How do you clean and maintain bluestone?

One of the great things about Pennsylvania bluestone is that it does not need to be sealed, and it can be cleaned easily with a soft scrub brush and water. Vinegar or lemon diluted in water can be used for tougher stains. Every few years, you may wish to power wash your bluestone deck. If you do, please don’t repeat the mistake we made when we power washed the deck on the strongest setting, using a concentrated spray that left swirling lines visible on the stone (though at least it was clean). No amount of scrubbing could fix the issue and it stayed this way for a year until a helpful handyman suggested power washing it again, this time on the correct setting. Problem fixed.

Efflorescence is a powdery white substance that can appear on the surface a few years after your bluestone is installed. This cosmetic problem is not unique to bluestone. It can occur in many masonry products and can be prevented by using certain additives in the mortar (it’s a good issue to discuss with your contractor).

How much does Pennsylvania bluestone cost?

Pennsylvania bluestone costs from $16 to $26 per square foot installed. Factors affecting price include the area where you live, the pattern, thickness, and any special fabrication.

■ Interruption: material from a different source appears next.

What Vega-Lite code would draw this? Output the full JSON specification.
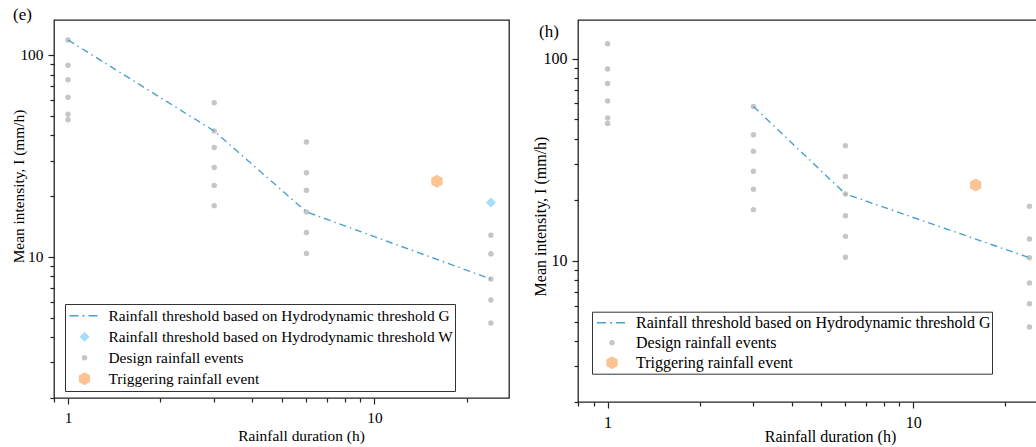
{
  "$schema": "https://vega.github.io/schema/vega-lite/v6.json",
  "padding": {"left": 10, "top": 5, "right": 0, "bottom": 0},
  "bounds": "flush",
  "spacing": 69,
  "datasets": {
    "pts": [
      {"panel": "both", "series": "Design rainfall events", "duration": 1, "intensity": 118.6},
      {"panel": "both", "series": "Design rainfall events", "duration": 1, "intensity": 88.9},
      {"panel": "both", "series": "Design rainfall events", "duration": 1, "intensity": 75.4},
      {"panel": "both", "series": "Design rainfall events", "duration": 1, "intensity": 61.8},
      {"panel": "both", "series": "Design rainfall events", "duration": 1, "intensity": 50.9},
      {"panel": "both", "series": "Design rainfall events", "duration": 1, "intensity": 47.8},
      {"panel": "both", "series": "Design rainfall events", "duration": 3, "intensity": 58.0},
      {"panel": "both", "series": "Design rainfall events", "duration": 3, "intensity": 42.0},
      {"panel": "both", "series": "Design rainfall events", "duration": 3, "intensity": 34.8},
      {"panel": "both", "series": "Design rainfall events", "duration": 3, "intensity": 27.7},
      {"panel": "both", "series": "Design rainfall events", "duration": 3, "intensity": 22.6},
      {"panel": "both", "series": "Design rainfall events", "duration": 3, "intensity": 17.9},
      {"panel": "both", "series": "Design rainfall events", "duration": 6, "intensity": 37.1},
      {"panel": "both", "series": "Design rainfall events", "duration": 6, "intensity": 26.1},
      {"panel": "both", "series": "Design rainfall events", "duration": 6, "intensity": 21.4},
      {"panel": "both", "series": "Design rainfall events", "duration": 6, "intensity": 16.7},
      {"panel": "both", "series": "Design rainfall events", "duration": 6, "intensity": 13.2},
      {"panel": "both", "series": "Design rainfall events", "duration": 6, "intensity": 10.4},
      {"panel": "both", "series": "Design rainfall events", "duration": 24, "intensity": 18.6},
      {"panel": "both", "series": "Design rainfall events", "duration": 24, "intensity": 12.8},
      {"panel": "both", "series": "Design rainfall events", "duration": 24, "intensity": 10.35},
      {"panel": "both", "series": "Design rainfall events", "duration": 24, "intensity": 7.77},
      {"panel": "both", "series": "Design rainfall events", "duration": 24, "intensity": 6.12},
      {"panel": "both", "series": "Design rainfall events", "duration": 24, "intensity": 4.7},
      {"panel": "e", "series": "Rainfall threshold based on Hydrodynamic threshold W", "duration": 24, "intensity": 18.6},
      {"panel": "both", "series": "Triggering rainfall event", "duration": 16, "intensity": 23.7}
    ],
    "lines": [
      {"panel": "e", "series": "Rainfall threshold based on Hydrodynamic threshold G", "duration": 1, "intensity": 118.6},
      {"panel": "e", "series": "Rainfall threshold based on Hydrodynamic threshold G", "duration": 3, "intensity": 42.0},
      {"panel": "e", "series": "Rainfall threshold based on Hydrodynamic threshold G", "duration": 6, "intensity": 16.7},
      {"panel": "e", "series": "Rainfall threshold based on Hydrodynamic threshold G", "duration": 24, "intensity": 7.77},
      {"panel": "h", "series": "Rainfall threshold based on Hydrodynamic threshold G", "duration": 3, "intensity": 58.0},
      {"panel": "h", "series": "Rainfall threshold based on Hydrodynamic threshold G", "duration": 6, "intensity": 21.4},
      {"panel": "h", "series": "Rainfall threshold based on Hydrodynamic threshold G", "duration": 24, "intensity": 10.35}
    ]
  },
  "hconcat": [
    {
      "width": 455,
      "height": 378,
      "title": {"text": "(e)", "anchor": "start", "frame": "group", "baseline": "alphabetic", "offset": -17, "dx": -41, "dy": 0, "fontSize": 17, "font": "Liberation Serif", "fontWeight": "normal", "color": "#000"},
      "layer": [
        {
          "data": {"name": "pts"},
          "transform": [{"filter": "datum.panel !== 'h'"}],
          "mark": {"type": "point", "filled": true, "opacity": 1},
          "encoding": {
            "x": {"field": "duration", "type": "quantitative", "scale": {"type": "log", "domain": [0.9, 27.5], "nice": false, "zero": false},
                  "axis": {"orient": "bottom", "values": [0.9, 2, 3, 4, 5, 6, 7, 8, 9, 20], "labels": false, "tickSize": 4, "title": null}},
            "y": {"field": "intensity", "type": "quantitative", "scale": {"type": "log", "domain": [2, 149], "nice": false, "zero": false},
                  "axis": {"orient": "left", "values": [2, 3, 4, 5, 6, 7, 8, 9, 20, 30, 40, 50, 60, 70, 80, 90], "labels": false, "tickSize": 4, "title": null}},
            "color": {"field": "series", "type": "nominal",
              "scale": {"domain": ["Rainfall threshold based on Hydrodynamic threshold G", "Rainfall threshold based on Hydrodynamic threshold W", "Design rainfall events", "Triggering rainfall event"], "range": ["#4aa0cf", "#a6dcf7", "#c6c6c6", "#fcc493"]},
              "legend": {
                "title": null, "orient": "none", "legendX": 11, "legendY": 284, "padding": 1.5,
                "strokeColor": "#333", "fillColor": "white",
                "labelFont": "Liberation Serif", "labelFontSize": 15.4, "labelColor": "#000", "labelLimit": 1000,
                "clipHeight": 20.3, "rowPadding": 0, "symbolOffset": 2, "labelOffset": 8, "symbolOpacity": 1,
                "symbolDash": [9, 4, 2, 4]
              }
            },
            "stroke": {"field": "series", "type": "nominal",
              "scale": {"domain": ["Rainfall threshold based on Hydrodynamic threshold G", "Rainfall threshold based on Hydrodynamic threshold W", "Design rainfall events", "Triggering rainfall event"], "range": ["#4aa0cf", "#a6dcf7", "#c6c6c6", "#fcc493"]},
              "legend": {"title": null}},
            "shape": {"field": "series", "type": "nominal",
              "scale": {"domain": ["Rainfall threshold based on Hydrodynamic threshold G", "Rainfall threshold based on Hydrodynamic threshold W", "Design rainfall events", "Triggering rainfall event"], "range": ["stroke", "diamond", "circle", "M0,-1L0.866,-0.5L0.866,0.5L0,1L-0.866,0.5L-0.866,-0.5Z"]},
              "legend": {"title": null}},
            "size": {"field": "series", "type": "nominal",
              "scale": {"type": "ordinal", "domain": ["Rainfall threshold based on Hydrodynamic threshold G", "Rainfall threshold based on Hydrodynamic threshold W", "Design rainfall events", "Triggering rainfall event"], "range": [900, 100, 30, 170]},
              "legend": {"title": null}},
            "strokeWidth": {"field": "series", "type": "nominal",
              "scale": {"type": "ordinal", "domain": ["Rainfall threshold based on Hydrodynamic threshold G", "Rainfall threshold based on Hydrodynamic threshold W", "Design rainfall events", "Triggering rainfall event"], "range": [1.5, 0, 0, 0]},
              "legend": {"title": null}}
          }
        },
        {
          "data": {"name": "lines"},
          "transform": [{"filter": "datum.panel === 'e'"}],
          "mark": {"type": "line", "color": "#4aa0cf", "strokeDash": [7, 4, 1.5, 4], "strokeWidth": 1.4},
          "encoding": {
            "x": {"field": "duration", "type": "quantitative", "scale": {"type": "log", "domain": [0.9, 27.5], "nice": false, "zero": false},
                  "axis": {"orient": "bottom", "values": [1, 10], "format": "d", "tickSize": 6, "labelPadding": 6, "labelFontSize": 15.4, "titleFontSize": 15.4, "title": "Rainfall duration (h)", "titleX": 247, "titleY": 30}},
            "y": {"field": "intensity", "type": "quantitative", "scale": {"type": "log", "domain": [2, 149], "nice": false, "zero": false},
                  "axis": {"orient": "left", "values": [10, 100], "format": "d", "tickSize": 6, "labelPadding": 5, "labelFontSize": 15.4, "titleFontSize": 15.4, "title": "Mean intensity, I (mm/h)", "titleX": -28, "titleY": 166}}
          }
        }
      ],
      "resolve": {"axis": {"x": "independent", "y": "independent"}}
    },
    {
      "width": 460,
      "height": 382,
      "title": {"text": "(h)", "anchor": "start", "frame": "group", "baseline": "alphabetic", "offset": -17, "dx": -39, "dy": 17, "fontSize": 17, "font": "Liberation Serif", "fontWeight": "normal", "color": "#000"},
      "layer": [
        {
          "data": {"name": "pts"},
          "transform": [{"filter": "datum.panel !== 'e'"}],
          "mark": {"type": "point", "filled": true, "opacity": 1},
          "encoding": {
            "x": {"field": "duration", "type": "quantitative", "scale": {"type": "log", "domain": [0.8, 25.6], "nice": false, "zero": false},
                  "axis": {"orient": "bottom", "values": [0.8, 0.9, 2, 3, 4, 5, 6, 7, 8, 9, 20], "labels": false, "tickSize": 4, "title": null}},
            "y": {"field": "intensity", "type": "quantitative", "scale": {"type": "log", "domain": [2, 155.3], "nice": false, "zero": false},
                  "axis": {"orient": "left", "values": [2, 3, 4, 5, 6, 7, 8, 9, 20, 30, 40, 50, 60, 70, 80, 90], "labels": false, "tickSize": 4, "title": null}},
            "color": {"field": "series", "type": "nominal",
              "scale": {"domain": ["Rainfall threshold based on Hydrodynamic threshold G", "Design rainfall events", "Triggering rainfall event"], "range": ["#4aa0cf", "#c6c6c6", "#fcc493"]},
              "legend": {
                "title": null, "orient": "none", "legendX": 14, "legendY": 291.7, "padding": 1,
                "strokeColor": "#333", "fillColor": "white",
                "labelFont": "Liberation Serif", "labelFontSize": 16, "labelColor": "#000", "labelLimit": 1000,
                "clipHeight": 20, "rowPadding": 0, "symbolOffset": 3, "labelOffset": 8, "symbolOpacity": 1,
                "symbolDash": [9, 4, 2, 4]
              }
            },
            "stroke": {"field": "series", "type": "nominal",
              "scale": {"domain": ["Rainfall threshold based on Hydrodynamic threshold G", "Design rainfall events", "Triggering rainfall event"], "range": ["#4aa0cf", "#c6c6c6", "#fcc493"]},
              "legend": {"title": null}},
            "shape": {"field": "series", "type": "nominal",
              "scale": {"domain": ["Rainfall threshold based on Hydrodynamic threshold G", "Design rainfall events", "Triggering rainfall event"], "range": ["stroke", "circle", "M0,-1L0.866,-0.5L0.866,0.5L0,1L-0.866,0.5L-0.866,-0.5Z"]},
              "legend": {"title": null}},
            "size": {"field": "series", "type": "nominal",
              "scale": {"type": "ordinal", "domain": ["Rainfall threshold based on Hydrodynamic threshold G", "Design rainfall events", "Triggering rainfall event"], "range": [900, 30, 170]},
              "legend": {"title": null}},
            "strokeWidth": {"field": "series", "type": "nominal",
              "scale": {"type": "ordinal", "domain": ["Rainfall threshold based on Hydrodynamic threshold G", "Design rainfall events", "Triggering rainfall event"], "range": [1.5, 0, 0]},
              "legend": {"title": null}}
          }
        },
        {
          "data": {"name": "lines"},
          "transform": [{"filter": "datum.panel === 'h'"}],
          "mark": {"type": "line", "color": "#4aa0cf", "strokeDash": [7, 4, 1.5, 4], "strokeWidth": 1.4},
          "encoding": {
            "x": {"field": "duration", "type": "quantitative", "scale": {"type": "log", "domain": [0.8, 25.6], "nice": false, "zero": false},
                  "axis": {"orient": "bottom", "values": [1, 10], "format": "d", "tickSize": 6, "labelPadding": 6, "labelFontSize": 16, "titleFontSize": 16, "title": "Rainfall duration (h)", "titleX": 252, "titleY": 26}},
            "y": {"field": "intensity", "type": "quantitative", "scale": {"type": "log", "domain": [2, 155.3], "nice": false, "zero": false},
                  "axis": {"orient": "left", "values": [10, 100], "format": "d", "tickSize": 6, "labelPadding": 5, "labelFontSize": 16, "titleFontSize": 16, "title": "Mean intensity, I (mm/h)", "titleX": -30, "titleY": 196}}
          }
        }
      ],
      "resolve": {"axis": {"x": "independent", "y": "independent"}}
    }
  ],
  "resolve": {
    "scale": {"x": "independent", "y": "independent", "color": "independent", "stroke": "independent", "shape": "independent", "size": "independent", "strokeWidth": "independent"},
    "legend": {"color": "independent", "stroke": "independent", "shape": "independent", "size": "independent", "strokeWidth": "independent"}
  },
  "config": {
    "view": {"stroke": "#222", "strokeWidth": 1.3},
    "font": "Liberation Serif",
    "axis": {"labelFont": "Liberation Serif", "labelFontSize": 15, "labelColor": "#000", "titleFont": "Liberation Serif", "titleFontSize": 15, "titleFontWeight": "normal", "titleColor": "#000", "tickColor": "#222", "tickWidth": 1.2, "domain": false, "grid": false, "labelFlush": false, "labelOverlap": false}
  }
}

Pennsylvania bluestone recap:


  • Flexible applications: can be used both indoors and out on a wide variety of surfaces.
  • Hard surface yet soft feel.
  • Versatile style: can be used in both modern and traditional spaces.
  • Requires little maintenance.


  • Limited color options: blue/gray predominate.
  • More expensive than other deck materials such as wood.
  • Is thicker than many other deck/patio materials (which can be an issue with clearance below doors).
  • Does not adhere well to mortar alone: requires a thinset.
Above: A serene bluestone patio and home designed by Ken Linsteadt Architects; full color bluestone in an ashlar pattern.